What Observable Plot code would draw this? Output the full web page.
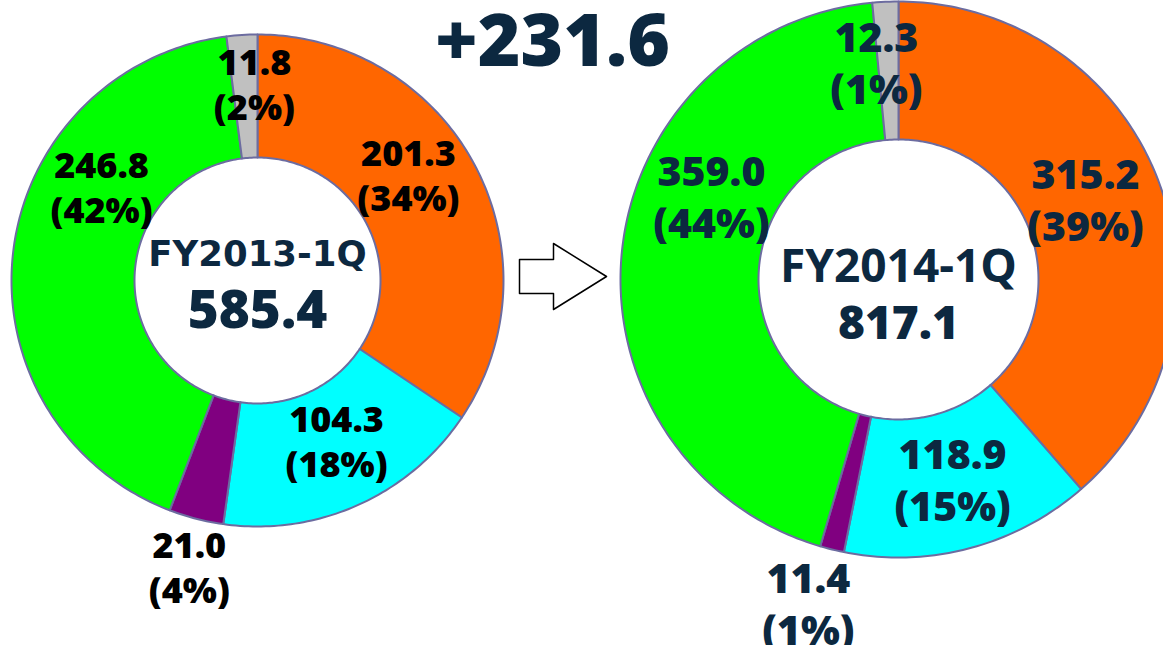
<!DOCTYPE html>
<html><head><meta charset="utf-8">
<script src="https://cdn.jsdelivr.net/npm/d3@7"></script>
<script src="https://cdn.jsdelivr.net/npm/@observablehq/plot@0.6"></script>
<style>body{margin:0;background:#fff;overflow:hidden}</style>
</head><body><div id="chart"></div>
<script>
// ---- DATA ----
const segments = ["orange", "cyan", "purple", "green", "gray"];
const segmentColors = ["#ff6600", "#00ffff", "#800080", "#00ff00", "#c0c0c0"];
const periods = ["FY2013-1Q", "FY2014-1Q"];
const totals = [585.4, 817.1];
const values2013 = [201.3, 104.3, 21.0, 246.8, 11.8];
const values2014 = [315.2, 118.9, 11.4, 359.0, 12.3];
const shares2013 = [34, 18, 4, 42, 2];
const shares2014 = [39, 15, 1, 44, 1];
const changeLabel = "+231.6";

// ---- LAYOUT (pixels) ----
const W = 1163, H = 645;
const donutLayout = [
  {cx: 257, cy: 280, R: 246, r: 123, labelFont: 36, labelLH: 1.24, labelColor: "#000000",
   fyFont: 35.5, fyFamily: "DejaVu Sans", fyY: 254, totFont: 53, totY: 311,
   labelPolar: [[54.9, 184.5], [153.7, 178.4], [193.4, 294], [301.1, 182.1], [359.1, 197]]},
  {cx: 898, cy: 279, R: 278, r: 140, labelFont: 41, labelLH: 1.26, labelColor: "#0c2840",
   fyFont: 46, fyFamily: "Open Sans", fyY: 267, totFont: 46, totY: 324,
   labelPolar: [[66.6, 203.8], [164.8, 206.2], [195.6, 335.3], [294.2, 205], [354.2, 219.1]]}
];
const navy = "#0c2840";
const edge = "#6c6ca0";
const heavy = 800;
const arrowGeom = {x0: 519, x1: 553, x2: 606, yc: 276, shaftHalf: 17, headHalf: 33};
const changePos = {x: 552, y: 42, size: 73};

const valueSets = [values2013, values2014];
const shareSets = [shares2013, shares2014];

// ---- BUILD ----
const slicePts = [];
const labels = [];
const centers = [];
valueSets.forEach((vals, di) => {
  const L = donutLayout[di];
  const arcs = d3.pie().sort(null).value(v => v)(vals);
  arcs.forEach((p, i) => {
    const id = periods[di] + "-" + segments[i];
    const n = Math.max(2, Math.ceil((p.endAngle - p.startAngle) * 180 / Math.PI));
    for (let k = 0; k <= n; k++) {
      const a = p.startAngle + (p.endAngle - p.startAngle) * k / n;
      slicePts.push({id, color: segmentColors[i], x: L.cx + L.R * Math.sin(a), y: L.cy - L.R * Math.cos(a)});
    }
    for (let k = n; k >= 0; k--) {
      const a = p.startAngle + (p.endAngle - p.startAngle) * k / n;
      slicePts.push({id, color: segmentColors[i], x: L.cx + L.r * Math.sin(a), y: L.cy - L.r * Math.cos(a)});
    }
    const [ang, rad] = L.labelPolar[i];
    const t = ang * Math.PI / 180;
    labels.push({di, text: vals[i].toFixed(1) + "\n(" + shareSets[di][i] + "%)",
      x: L.cx + rad * Math.sin(t), y: L.cy - rad * Math.cos(t)});
  });
  centers.push({di, text: periods[di], x: L.cx, y: L.fyY, kind: "fy"});
  centers.push({di, text: totals[di].toFixed(1), x: L.cx, y: L.totY, kind: "tot"});
});

const A = arrowGeom;
const arrowPts = [
  [A.x0, A.yc - A.shaftHalf], [A.x1, A.yc - A.shaftHalf], [A.x1, A.yc - A.headHalf],
  [A.x2, A.yc], [A.x1, A.yc + A.headHalf], [A.x1, A.yc + A.shaftHalf], [A.x0, A.yc + A.shaftHalf]
].map(([x, y]) => ({x, y}));

const marks = [
  Plot.line(slicePts, {x: "x", y: "y", z: "id", fill: "color", stroke: edge, strokeWidth: 2,
    strokeLinejoin: "round", curve: "linear-closed"}),
  Plot.line(arrowPts, {x: "x", y: "y", fill: "white", stroke: "#000", strokeWidth: 1.5,
    curve: "linear-closed"}),
  Plot.text([changeLabel], {x: () => changePos.x, y: () => changePos.y, text: d => d,
    fontSize: changePos.size, fontWeight: heavy, fontFamily: "Open Sans", fill: navy})
];
donutLayout.forEach((L, di) => {
  marks.push(Plot.text(labels.filter(d => d.di === di), {x: "x", y: "y", text: "text",
    fontSize: L.labelFont, lineHeight: L.labelLH, fontWeight: heavy, fontFamily: "Open Sans",
    fill: L.labelColor}));
  marks.push(Plot.text(centers.filter(d => d.di === di && d.kind === "fy"), {x: "x", y: "y", text: "text",
    fontSize: L.fyFont, fontWeight: "bold", fontFamily: L.fyFamily, fill: navy}));
  marks.push(Plot.text(centers.filter(d => d.di === di && d.kind === "tot"), {x: "x", y: "y", text: "text",
    fontSize: L.totFont, fontWeight: heavy, fontFamily: "Open Sans", fill: navy}));
});

const chart = Plot.plot({
  width: W, height: H, margin: 0,
  x: {domain: [0, W], range: [0, W], axis: null},
  y: {domain: [0, H], range: [0, H], axis: null},
  color: {type: "identity"},
  style: {background: "white", overflow: "visible"},
  marks
});
document.getElementById("chart").append(chart);
</script>
</body></html>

### Exercise instructions
Take the data above and repeat it exactly, leaving each picture out.

### Answer to the exercise
What Observable Plot code would draw this? Output the full web page.
<!DOCTYPE html>
<html><head><meta charset="utf-8">
<script src="https://cdn.jsdelivr.net/npm/d3@7"></script>
<script src="https://cdn.jsdelivr.net/npm/@observablehq/plot@0.6"></script>
<style>body{margin:0;background:#fff;overflow:hidden}</style>
</head><body><div id="chart"></div>
<script>
// ---- DATA ----
const segments = ["orange", "cyan", "purple", "green", "gray"];
const segmentColors = ["#ff6600", "#00ffff", "#800080", "#00ff00", "#c0c0c0"];
const periods = ["FY2013-1Q", "FY2014-1Q"];
const totals = [585.4, 817.1];
const values2013 = [201.3, 104.3, 21.0, 246.8, 11.8];
const values2014 = [315.2, 118.9, 11.4, 359.0, 12.3];
const shares2013 = [34, 18, 4, 42, 2];
const shares2014 = [39, 15, 1, 44, 1];
const changeLabel = "+231.6";

// ---- LAYOUT (pixels) ----
const W = 1163, H = 645;
const donutLayout = [
  {cx: 257, cy: 280, R: 246, r: 123, labelFont: 36, labelLH: 1.24, labelColor: "#000000",
   fyFont: 35.5, fyFamily: "DejaVu Sans", fyY: 254, totFont: 53, totY: 311,
   labelPolar: [[54.9, 184.5], [153.7, 178.4], [193.4, 294], [301.1, 182.1], [359.1, 197]]},
  {cx: 898, cy: 279, R: 278, r: 140, labelFont: 41, labelLH: 1.26, labelColor: "#0c2840",
   fyFont: 46, fyFamily: "Open Sans", fyY: 267, totFont: 46, totY: 324,
   labelPolar: [[66.6, 203.8], [164.8, 206.2], [195.6, 335.3], [294.2, 205], [354.2, 219.1]]}
];
const navy = "#0c2840";
const edge = "#6c6ca0";
const heavy = 800;
const arrowGeom = {x0: 519, x1: 553, x2: 606, yc: 276, shaftHalf: 17, headHalf: 33};
const changePos = {x: 552, y: 42, size: 73};

const valueSets = [values2013, values2014];
const shareSets = [shares2013, shares2014];

// ---- BUILD ----
const slicePts = [];
const labels = [];
const centers = [];
valueSets.forEach((vals, di) => {
  const L = donutLayout[di];
  const arcs = d3.pie().sort(null).value(v => v)(vals);
  arcs.forEach((p, i) => {
    const id = periods[di] + "-" + segments[i];
    const n = Math.max(2, Math.ceil((p.endAngle - p.startAngle) * 180 / Math.PI));
    for (let k = 0; k <= n; k++) {
      const a = p.startAngle + (p.endAngle - p.startAngle) * k / n;
      slicePts.push({id, color: segmentColors[i], x: L.cx + L.R * Math.sin(a), y: L.cy - L.R * Math.cos(a)});
    }
    for (let k = n; k >= 0; k--) {
      const a = p.startAngle + (p.endAngle - p.startAngle) * k / n;
      slicePts.push({id, color: segmentColors[i], x: L.cx + L.r * Math.sin(a), y: L.cy - L.r * Math.cos(a)});
    }
    const [ang, rad] = L.labelPolar[i];
    const t = ang * Math.PI / 180;
    labels.push({di, text: vals[i].toFixed(1) + "\n(" + shareSets[di][i] + "%)",
      x: L.cx + rad * Math.sin(t), y: L.cy - rad * Math.cos(t)});
  });
  centers.push({di, text: periods[di], x: L.cx, y: L.fyY, kind: "fy"});
  centers.push({di, text: totals[di].toFixed(1), x: L.cx, y: L.totY, kind: "tot"});
});

const A = arrowGeom;
const arrowPts = [
  [A.x0, A.yc - A.shaftHalf], [A.x1, A.yc - A.shaftHalf], [A.x1, A.yc - A.headHalf],
  [A.x2, A.yc], [A.x1, A.yc + A.headHalf], [A.x1, A.yc + A.shaftHalf], [A.x0, A.yc + A.shaftHalf]
].map(([x, y]) => ({x, y}));

const marks = [
  Plot.line(slicePts, {x: "x", y: "y", z: "id", fill: "color", stroke: edge, strokeWidth: 2,
    strokeLinejoin: "round", curve: "linear-closed"}),
  Plot.line(arrowPts, {x: "x", y: "y", fill: "white", stroke: "#000", strokeWidth: 1.5,
    curve: "linear-closed"}),
  Plot.text([changeLabel], {x: () => changePos.x, y: () => changePos.y, text: d => d,
    fontSize: changePos.size, fontWeight: heavy, fontFamily: "Open Sans", fill: navy})
];
donutLayout.forEach((L, di) => {
  marks.push(Plot.text(labels.filter(d => d.di === di), {x: "x", y: "y", text: "text",
    fontSize: L.labelFont, lineHeight: L.labelLH, fontWeight: heavy, fontFamily: "Open Sans",
    fill: L.labelColor}));
  marks.push(Plot.text(centers.filter(d => d.di === di && d.kind === "fy"), {x: "x", y: "y", text: "text",
    fontSize: L.fyFont, fontWeight: "bold", fontFamily: L.fyFamily, fill: navy}));
  marks.push(Plot.text(centers.filter(d => d.di === di && d.kind === "tot"), {x: "x", y: "y", text: "text",
    fontSize: L.totFont, fontWeight: heavy, fontFamily: "Open Sans", fill: navy}));
});

const chart = Plot.plot({
  width: W, height: H, margin: 0,
  x: {domain: [0, W], range: [0, W], axis: null},
  y: {domain: [0, H], range: [0, H], axis: null},
  color: {type: "identity"},
  style: {background: "white", overflow: "visible"},
  marks
});
document.getElementById("chart").append(chart);
</script>
</body></html>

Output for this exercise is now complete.